Only the lines from the one with "Generate a Python" through the one with "[0.794, 0.716, 0.824]]", inclusive, should be echoed exactly; pictures are left out.

>>>

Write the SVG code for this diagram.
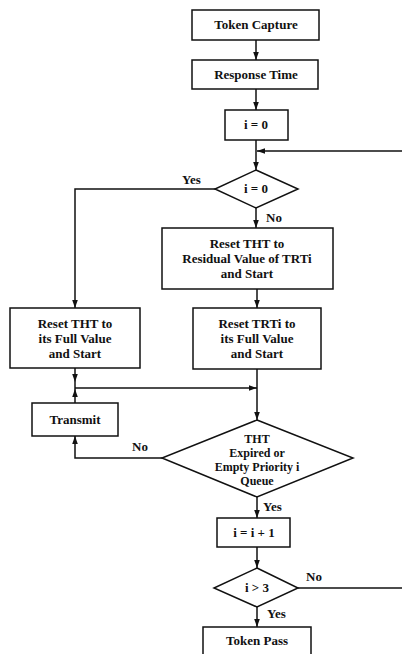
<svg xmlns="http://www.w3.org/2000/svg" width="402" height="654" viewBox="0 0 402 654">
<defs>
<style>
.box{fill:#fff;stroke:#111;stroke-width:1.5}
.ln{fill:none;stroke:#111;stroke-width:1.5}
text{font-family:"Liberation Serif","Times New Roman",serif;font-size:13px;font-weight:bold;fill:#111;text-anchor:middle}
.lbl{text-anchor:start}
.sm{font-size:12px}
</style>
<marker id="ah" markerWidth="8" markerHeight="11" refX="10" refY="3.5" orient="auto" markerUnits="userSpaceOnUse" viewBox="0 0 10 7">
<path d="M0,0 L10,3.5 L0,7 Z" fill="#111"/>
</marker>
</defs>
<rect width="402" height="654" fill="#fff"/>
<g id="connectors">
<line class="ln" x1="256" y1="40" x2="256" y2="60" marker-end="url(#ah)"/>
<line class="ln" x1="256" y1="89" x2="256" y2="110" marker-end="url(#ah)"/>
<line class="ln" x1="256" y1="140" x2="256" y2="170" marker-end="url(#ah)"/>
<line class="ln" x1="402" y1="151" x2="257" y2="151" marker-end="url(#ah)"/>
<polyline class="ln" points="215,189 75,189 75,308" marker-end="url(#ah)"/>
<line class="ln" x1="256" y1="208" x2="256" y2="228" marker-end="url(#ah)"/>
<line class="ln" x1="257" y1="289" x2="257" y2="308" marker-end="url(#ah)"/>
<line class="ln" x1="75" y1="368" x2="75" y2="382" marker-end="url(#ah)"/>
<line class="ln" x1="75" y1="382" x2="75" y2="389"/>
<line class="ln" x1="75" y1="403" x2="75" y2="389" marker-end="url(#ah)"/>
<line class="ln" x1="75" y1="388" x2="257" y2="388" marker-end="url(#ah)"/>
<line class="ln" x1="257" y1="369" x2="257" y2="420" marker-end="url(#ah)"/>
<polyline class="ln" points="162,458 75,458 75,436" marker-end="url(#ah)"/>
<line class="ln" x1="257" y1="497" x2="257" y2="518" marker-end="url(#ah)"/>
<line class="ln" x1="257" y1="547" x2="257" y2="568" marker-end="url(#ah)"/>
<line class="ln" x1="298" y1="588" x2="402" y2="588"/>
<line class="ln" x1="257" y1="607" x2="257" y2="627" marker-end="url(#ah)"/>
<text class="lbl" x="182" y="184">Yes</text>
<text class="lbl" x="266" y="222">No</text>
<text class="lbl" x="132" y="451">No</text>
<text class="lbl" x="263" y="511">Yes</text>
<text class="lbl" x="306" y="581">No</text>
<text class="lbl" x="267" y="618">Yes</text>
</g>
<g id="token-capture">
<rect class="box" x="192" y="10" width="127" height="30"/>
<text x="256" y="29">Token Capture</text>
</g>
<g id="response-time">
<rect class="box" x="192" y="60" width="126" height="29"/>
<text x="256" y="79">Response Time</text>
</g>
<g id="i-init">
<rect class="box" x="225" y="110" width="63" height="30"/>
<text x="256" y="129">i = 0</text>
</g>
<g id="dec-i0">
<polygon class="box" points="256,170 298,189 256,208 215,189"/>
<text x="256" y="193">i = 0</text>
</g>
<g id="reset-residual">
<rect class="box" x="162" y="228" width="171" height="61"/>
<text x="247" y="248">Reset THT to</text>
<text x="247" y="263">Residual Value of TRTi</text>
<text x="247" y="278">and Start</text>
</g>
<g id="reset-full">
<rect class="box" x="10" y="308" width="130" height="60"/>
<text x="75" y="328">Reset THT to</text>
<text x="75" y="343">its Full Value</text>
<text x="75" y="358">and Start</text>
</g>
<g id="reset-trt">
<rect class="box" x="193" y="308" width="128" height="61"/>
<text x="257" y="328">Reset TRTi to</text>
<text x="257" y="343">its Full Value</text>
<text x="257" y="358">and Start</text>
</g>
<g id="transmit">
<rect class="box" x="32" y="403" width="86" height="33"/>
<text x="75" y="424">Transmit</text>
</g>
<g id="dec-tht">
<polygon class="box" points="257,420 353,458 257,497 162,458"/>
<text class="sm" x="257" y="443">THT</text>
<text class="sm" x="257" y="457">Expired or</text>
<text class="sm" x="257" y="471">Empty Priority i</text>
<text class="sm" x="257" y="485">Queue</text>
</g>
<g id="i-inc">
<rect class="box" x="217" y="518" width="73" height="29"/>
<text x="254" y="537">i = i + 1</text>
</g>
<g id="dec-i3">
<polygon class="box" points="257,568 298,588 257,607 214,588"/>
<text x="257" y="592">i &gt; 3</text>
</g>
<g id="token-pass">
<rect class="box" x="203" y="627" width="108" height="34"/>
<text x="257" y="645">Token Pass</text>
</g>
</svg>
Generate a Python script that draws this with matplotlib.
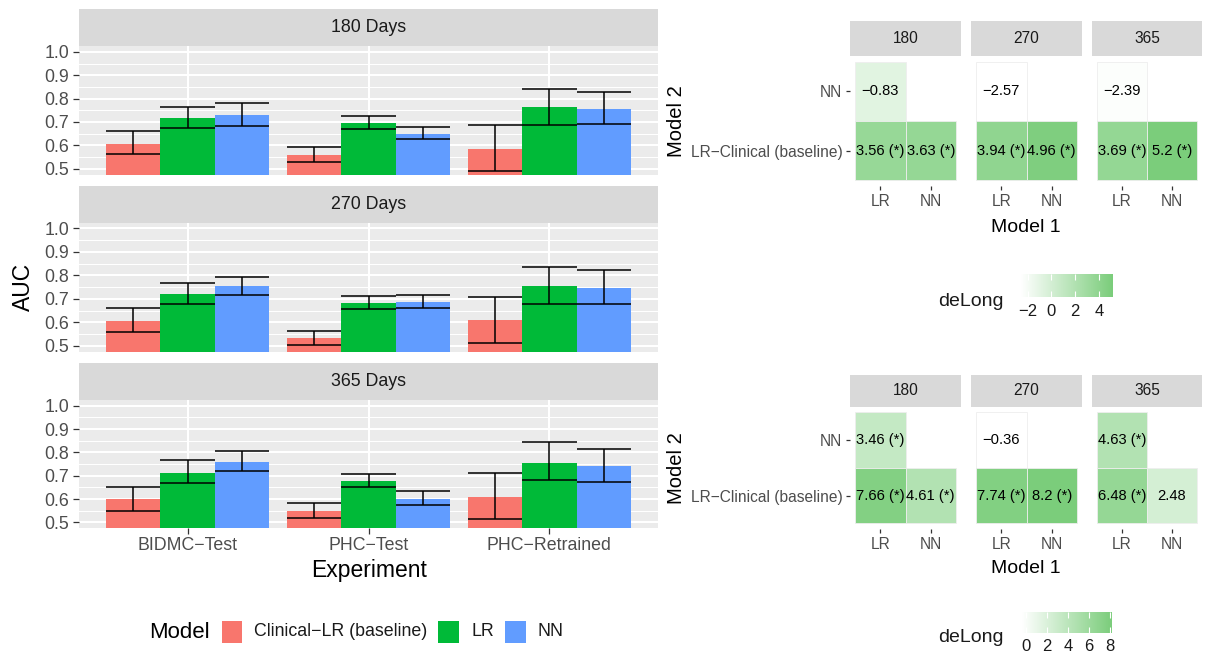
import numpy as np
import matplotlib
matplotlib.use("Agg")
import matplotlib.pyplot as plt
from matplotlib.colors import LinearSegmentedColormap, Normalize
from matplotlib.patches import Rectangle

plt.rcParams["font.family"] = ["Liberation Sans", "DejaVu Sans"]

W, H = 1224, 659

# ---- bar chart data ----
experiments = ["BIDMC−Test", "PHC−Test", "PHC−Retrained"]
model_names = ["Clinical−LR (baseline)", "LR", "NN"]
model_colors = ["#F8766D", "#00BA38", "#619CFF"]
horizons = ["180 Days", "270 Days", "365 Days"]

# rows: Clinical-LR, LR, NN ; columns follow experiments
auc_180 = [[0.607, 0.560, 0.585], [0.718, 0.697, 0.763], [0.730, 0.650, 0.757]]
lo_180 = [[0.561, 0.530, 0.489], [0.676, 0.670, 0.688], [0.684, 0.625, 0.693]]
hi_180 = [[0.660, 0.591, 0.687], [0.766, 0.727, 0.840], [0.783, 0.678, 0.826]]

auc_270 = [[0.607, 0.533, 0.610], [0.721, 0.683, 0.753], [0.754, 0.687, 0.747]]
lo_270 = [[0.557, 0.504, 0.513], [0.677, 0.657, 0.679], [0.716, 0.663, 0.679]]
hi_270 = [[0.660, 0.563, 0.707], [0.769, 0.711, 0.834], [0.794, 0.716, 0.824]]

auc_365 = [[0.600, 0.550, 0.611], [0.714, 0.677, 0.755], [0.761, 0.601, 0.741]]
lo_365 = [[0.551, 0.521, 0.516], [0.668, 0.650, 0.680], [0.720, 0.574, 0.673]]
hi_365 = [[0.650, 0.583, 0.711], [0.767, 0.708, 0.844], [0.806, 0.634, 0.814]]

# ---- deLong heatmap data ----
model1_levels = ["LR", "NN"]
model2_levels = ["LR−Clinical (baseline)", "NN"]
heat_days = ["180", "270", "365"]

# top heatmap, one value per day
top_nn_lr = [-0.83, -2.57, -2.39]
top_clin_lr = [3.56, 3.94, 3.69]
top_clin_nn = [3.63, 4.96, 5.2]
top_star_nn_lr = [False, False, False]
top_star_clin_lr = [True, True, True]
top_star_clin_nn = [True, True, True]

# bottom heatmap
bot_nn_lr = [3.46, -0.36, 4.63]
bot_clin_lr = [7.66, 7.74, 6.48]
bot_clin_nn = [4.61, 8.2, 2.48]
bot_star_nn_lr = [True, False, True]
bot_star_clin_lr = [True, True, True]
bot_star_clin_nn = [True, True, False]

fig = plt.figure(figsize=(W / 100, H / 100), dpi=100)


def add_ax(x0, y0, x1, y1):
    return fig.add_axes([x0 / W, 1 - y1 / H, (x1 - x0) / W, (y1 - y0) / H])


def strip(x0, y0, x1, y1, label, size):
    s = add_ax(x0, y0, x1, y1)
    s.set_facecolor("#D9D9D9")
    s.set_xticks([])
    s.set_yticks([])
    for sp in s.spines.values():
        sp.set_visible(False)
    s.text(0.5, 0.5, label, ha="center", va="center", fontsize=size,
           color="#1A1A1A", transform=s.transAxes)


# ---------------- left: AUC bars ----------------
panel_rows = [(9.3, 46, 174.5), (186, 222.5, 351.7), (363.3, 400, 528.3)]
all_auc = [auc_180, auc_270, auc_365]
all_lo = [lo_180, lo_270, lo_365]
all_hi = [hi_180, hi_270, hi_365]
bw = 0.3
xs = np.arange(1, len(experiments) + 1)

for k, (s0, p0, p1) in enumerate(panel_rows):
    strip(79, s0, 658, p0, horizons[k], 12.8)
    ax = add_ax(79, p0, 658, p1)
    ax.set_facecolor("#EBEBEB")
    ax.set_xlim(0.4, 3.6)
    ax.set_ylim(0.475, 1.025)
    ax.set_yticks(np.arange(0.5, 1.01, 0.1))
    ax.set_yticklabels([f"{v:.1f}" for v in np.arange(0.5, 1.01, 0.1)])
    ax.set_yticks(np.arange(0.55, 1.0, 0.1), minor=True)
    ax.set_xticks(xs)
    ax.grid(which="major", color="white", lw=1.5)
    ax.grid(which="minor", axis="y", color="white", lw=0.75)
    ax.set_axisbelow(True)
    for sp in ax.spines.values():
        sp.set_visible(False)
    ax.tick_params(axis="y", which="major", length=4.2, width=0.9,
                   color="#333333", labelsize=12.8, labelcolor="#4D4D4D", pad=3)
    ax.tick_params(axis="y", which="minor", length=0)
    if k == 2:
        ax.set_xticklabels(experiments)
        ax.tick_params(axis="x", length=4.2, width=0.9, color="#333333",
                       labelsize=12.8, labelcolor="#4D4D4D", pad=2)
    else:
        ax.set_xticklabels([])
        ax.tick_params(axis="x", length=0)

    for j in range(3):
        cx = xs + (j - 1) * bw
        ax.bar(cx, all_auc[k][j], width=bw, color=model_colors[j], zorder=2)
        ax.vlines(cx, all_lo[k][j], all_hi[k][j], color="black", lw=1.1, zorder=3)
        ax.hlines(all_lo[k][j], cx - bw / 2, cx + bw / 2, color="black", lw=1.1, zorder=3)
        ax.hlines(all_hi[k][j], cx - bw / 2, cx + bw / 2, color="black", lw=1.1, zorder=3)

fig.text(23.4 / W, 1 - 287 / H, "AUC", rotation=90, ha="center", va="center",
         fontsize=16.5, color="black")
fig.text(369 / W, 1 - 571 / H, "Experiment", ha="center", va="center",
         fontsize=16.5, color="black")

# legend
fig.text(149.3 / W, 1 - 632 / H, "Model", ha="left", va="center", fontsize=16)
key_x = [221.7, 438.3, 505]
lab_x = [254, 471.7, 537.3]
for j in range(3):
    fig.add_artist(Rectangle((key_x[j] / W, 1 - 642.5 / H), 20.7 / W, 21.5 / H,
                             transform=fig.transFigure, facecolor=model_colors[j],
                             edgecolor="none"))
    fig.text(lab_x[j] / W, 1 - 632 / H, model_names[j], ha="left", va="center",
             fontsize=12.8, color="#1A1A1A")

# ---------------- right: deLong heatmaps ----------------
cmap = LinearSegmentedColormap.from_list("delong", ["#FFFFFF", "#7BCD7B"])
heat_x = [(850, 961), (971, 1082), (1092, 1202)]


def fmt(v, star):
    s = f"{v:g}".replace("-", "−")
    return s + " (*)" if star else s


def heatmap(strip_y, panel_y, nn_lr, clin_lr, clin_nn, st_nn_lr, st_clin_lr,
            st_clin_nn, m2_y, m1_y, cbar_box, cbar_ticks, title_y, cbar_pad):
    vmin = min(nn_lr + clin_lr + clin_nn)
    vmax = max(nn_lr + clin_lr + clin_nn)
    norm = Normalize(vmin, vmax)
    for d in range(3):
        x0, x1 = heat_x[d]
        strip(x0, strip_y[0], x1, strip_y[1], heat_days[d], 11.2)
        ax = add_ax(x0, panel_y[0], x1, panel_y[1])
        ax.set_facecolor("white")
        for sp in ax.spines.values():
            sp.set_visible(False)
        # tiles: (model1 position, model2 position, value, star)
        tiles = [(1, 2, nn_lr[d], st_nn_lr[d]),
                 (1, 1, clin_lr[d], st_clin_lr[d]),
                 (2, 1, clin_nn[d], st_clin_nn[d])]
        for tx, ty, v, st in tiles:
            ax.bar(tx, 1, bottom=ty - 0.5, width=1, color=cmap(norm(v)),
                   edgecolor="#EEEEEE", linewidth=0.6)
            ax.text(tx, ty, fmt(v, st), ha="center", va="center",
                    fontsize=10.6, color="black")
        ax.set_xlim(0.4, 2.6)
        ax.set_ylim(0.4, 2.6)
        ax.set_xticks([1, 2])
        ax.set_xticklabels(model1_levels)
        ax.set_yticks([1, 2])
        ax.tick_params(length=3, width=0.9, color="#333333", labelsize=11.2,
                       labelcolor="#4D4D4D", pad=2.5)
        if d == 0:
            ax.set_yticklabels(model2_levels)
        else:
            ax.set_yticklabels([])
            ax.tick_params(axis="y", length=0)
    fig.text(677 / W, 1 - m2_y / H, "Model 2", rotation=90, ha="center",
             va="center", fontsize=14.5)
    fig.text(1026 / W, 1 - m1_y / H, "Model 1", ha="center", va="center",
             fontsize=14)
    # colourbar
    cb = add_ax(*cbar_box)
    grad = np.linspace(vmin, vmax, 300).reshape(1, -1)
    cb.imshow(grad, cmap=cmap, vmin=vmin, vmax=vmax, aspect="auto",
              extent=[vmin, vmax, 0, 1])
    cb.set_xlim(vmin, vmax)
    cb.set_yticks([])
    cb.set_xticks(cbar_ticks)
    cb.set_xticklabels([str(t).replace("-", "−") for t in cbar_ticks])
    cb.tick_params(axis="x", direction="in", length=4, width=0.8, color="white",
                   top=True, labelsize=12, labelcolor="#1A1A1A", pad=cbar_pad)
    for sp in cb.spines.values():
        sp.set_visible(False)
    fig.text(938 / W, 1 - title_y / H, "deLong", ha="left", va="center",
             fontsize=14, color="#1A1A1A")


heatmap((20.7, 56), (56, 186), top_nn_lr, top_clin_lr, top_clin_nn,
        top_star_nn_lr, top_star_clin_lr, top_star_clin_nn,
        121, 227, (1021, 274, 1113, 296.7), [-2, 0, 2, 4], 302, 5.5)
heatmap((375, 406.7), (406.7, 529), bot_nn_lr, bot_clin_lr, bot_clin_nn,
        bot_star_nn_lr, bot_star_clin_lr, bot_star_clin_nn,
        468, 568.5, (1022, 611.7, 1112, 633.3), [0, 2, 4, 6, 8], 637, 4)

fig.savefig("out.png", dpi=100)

<<<

**ANSWER**
Generate a Python script that draws this with matplotlib.
import numpy as np
import matplotlib
matplotlib.use("Agg")
import matplotlib.pyplot as plt
from matplotlib.colors import LinearSegmentedColormap, Normalize
from matplotlib.patches import Rectangle

plt.rcParams["font.family"] = ["Liberation Sans", "DejaVu Sans"]

W, H = 1224, 659

# ---- bar chart data ----
experiments = ["BIDMC−Test", "PHC−Test", "PHC−Retrained"]
model_names = ["Clinical−LR (baseline)", "LR", "NN"]
model_colors = ["#F8766D", "#00BA38", "#619CFF"]
horizons = ["180 Days", "270 Days", "365 Days"]

# rows: Clinical-LR, LR, NN ; columns follow experiments
auc_180 = [[0.607, 0.560, 0.585], [0.718, 0.697, 0.763], [0.730, 0.650, 0.757]]
lo_180 = [[0.561, 0.530, 0.489], [0.676, 0.670, 0.688], [0.684, 0.625, 0.693]]
hi_180 = [[0.660, 0.591, 0.687], [0.766, 0.727, 0.840], [0.783, 0.678, 0.826]]

auc_270 = [[0.607, 0.533, 0.610], [0.721, 0.683, 0.753], [0.754, 0.687, 0.747]]
lo_270 = [[0.557, 0.504, 0.513], [0.677, 0.657, 0.679], [0.716, 0.663, 0.679]]
hi_270 = [[0.660, 0.563, 0.707], [0.769, 0.711, 0.834], [0.794, 0.716, 0.824]]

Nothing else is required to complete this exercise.